Material provided
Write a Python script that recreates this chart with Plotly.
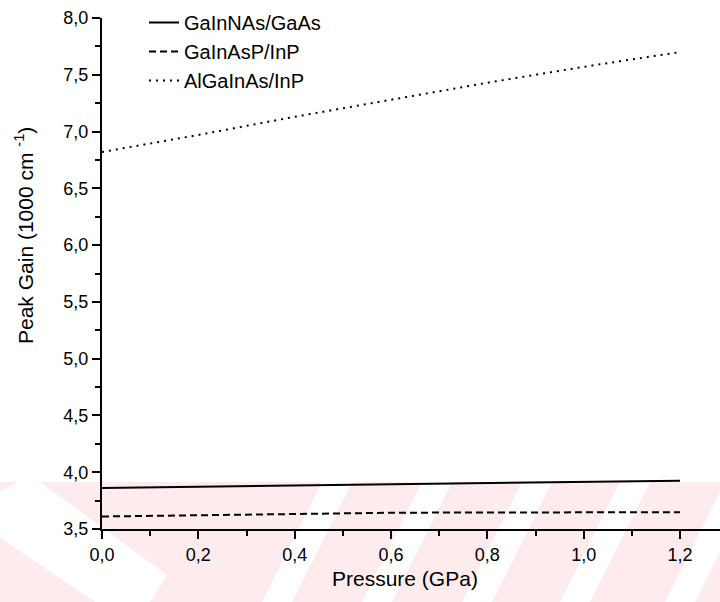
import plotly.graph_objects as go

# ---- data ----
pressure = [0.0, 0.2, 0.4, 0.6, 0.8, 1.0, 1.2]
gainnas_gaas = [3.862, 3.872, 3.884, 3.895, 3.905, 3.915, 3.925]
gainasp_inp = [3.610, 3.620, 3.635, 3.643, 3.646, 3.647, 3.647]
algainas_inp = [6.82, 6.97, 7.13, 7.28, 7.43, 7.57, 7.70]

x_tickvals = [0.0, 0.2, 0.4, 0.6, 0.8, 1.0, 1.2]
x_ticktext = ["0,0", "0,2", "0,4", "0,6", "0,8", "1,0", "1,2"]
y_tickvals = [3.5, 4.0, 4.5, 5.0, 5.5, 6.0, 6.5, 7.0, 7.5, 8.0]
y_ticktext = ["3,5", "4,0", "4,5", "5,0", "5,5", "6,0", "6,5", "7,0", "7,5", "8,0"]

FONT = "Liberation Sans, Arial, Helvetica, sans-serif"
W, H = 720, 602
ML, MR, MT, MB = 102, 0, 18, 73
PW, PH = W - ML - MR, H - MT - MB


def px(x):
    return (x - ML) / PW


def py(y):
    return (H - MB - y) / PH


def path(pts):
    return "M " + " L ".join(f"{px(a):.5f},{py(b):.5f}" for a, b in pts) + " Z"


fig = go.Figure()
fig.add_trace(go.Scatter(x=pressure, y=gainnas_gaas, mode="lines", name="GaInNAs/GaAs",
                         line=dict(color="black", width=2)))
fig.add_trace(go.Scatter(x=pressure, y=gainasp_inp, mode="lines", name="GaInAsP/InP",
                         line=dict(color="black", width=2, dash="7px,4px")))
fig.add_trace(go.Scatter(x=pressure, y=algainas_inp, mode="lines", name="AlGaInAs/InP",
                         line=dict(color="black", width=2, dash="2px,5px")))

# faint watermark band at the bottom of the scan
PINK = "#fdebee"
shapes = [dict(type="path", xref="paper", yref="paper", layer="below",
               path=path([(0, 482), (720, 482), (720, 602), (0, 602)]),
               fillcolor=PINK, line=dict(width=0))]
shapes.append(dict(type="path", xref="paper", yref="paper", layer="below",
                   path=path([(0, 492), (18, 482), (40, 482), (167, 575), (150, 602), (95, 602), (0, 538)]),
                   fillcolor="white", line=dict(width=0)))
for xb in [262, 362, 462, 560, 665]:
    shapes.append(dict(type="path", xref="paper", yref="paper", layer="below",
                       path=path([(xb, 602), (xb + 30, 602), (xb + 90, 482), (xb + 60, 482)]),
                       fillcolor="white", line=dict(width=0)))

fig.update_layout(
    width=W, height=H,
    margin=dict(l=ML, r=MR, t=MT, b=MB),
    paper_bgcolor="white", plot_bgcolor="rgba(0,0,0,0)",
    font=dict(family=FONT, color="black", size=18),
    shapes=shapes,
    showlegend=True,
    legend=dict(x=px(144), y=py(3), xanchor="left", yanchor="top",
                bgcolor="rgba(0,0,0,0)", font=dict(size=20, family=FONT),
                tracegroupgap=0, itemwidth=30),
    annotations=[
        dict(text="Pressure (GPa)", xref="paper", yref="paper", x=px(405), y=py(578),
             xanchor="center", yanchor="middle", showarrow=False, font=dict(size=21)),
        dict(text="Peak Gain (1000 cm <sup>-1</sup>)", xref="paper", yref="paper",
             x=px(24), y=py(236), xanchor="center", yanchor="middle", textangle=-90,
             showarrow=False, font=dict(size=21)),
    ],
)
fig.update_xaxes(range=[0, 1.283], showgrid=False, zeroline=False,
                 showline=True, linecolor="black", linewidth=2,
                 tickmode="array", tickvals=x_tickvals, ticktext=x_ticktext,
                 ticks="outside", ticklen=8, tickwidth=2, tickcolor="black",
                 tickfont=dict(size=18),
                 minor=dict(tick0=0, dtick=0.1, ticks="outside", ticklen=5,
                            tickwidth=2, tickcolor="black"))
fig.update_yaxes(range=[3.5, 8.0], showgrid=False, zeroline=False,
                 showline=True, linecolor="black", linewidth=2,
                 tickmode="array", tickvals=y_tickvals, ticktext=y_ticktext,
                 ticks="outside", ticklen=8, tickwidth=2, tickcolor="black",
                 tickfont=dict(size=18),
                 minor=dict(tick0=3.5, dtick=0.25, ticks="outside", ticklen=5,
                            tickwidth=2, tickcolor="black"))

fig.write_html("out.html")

Request
The lines from the top of the data above through the one holding "algainas_inp = [6.82, 6.97, 7.13, 7.28, 7.43, 7.57, 7.70]" are to be repeated exactly, and only those, with no pictures.

In response
Write a Python script that recreates this chart with Plotly.
import plotly.graph_objects as go

# ---- data ----
pressure = [0.0, 0.2, 0.4, 0.6, 0.8, 1.0, 1.2]
gainnas_gaas = [3.862, 3.872, 3.884, 3.895, 3.905, 3.915, 3.925]
gainasp_inp = [3.610, 3.620, 3.635, 3.643, 3.646, 3.647, 3.647]
algainas_inp = [6.82, 6.97, 7.13, 7.28, 7.43, 7.57, 7.70]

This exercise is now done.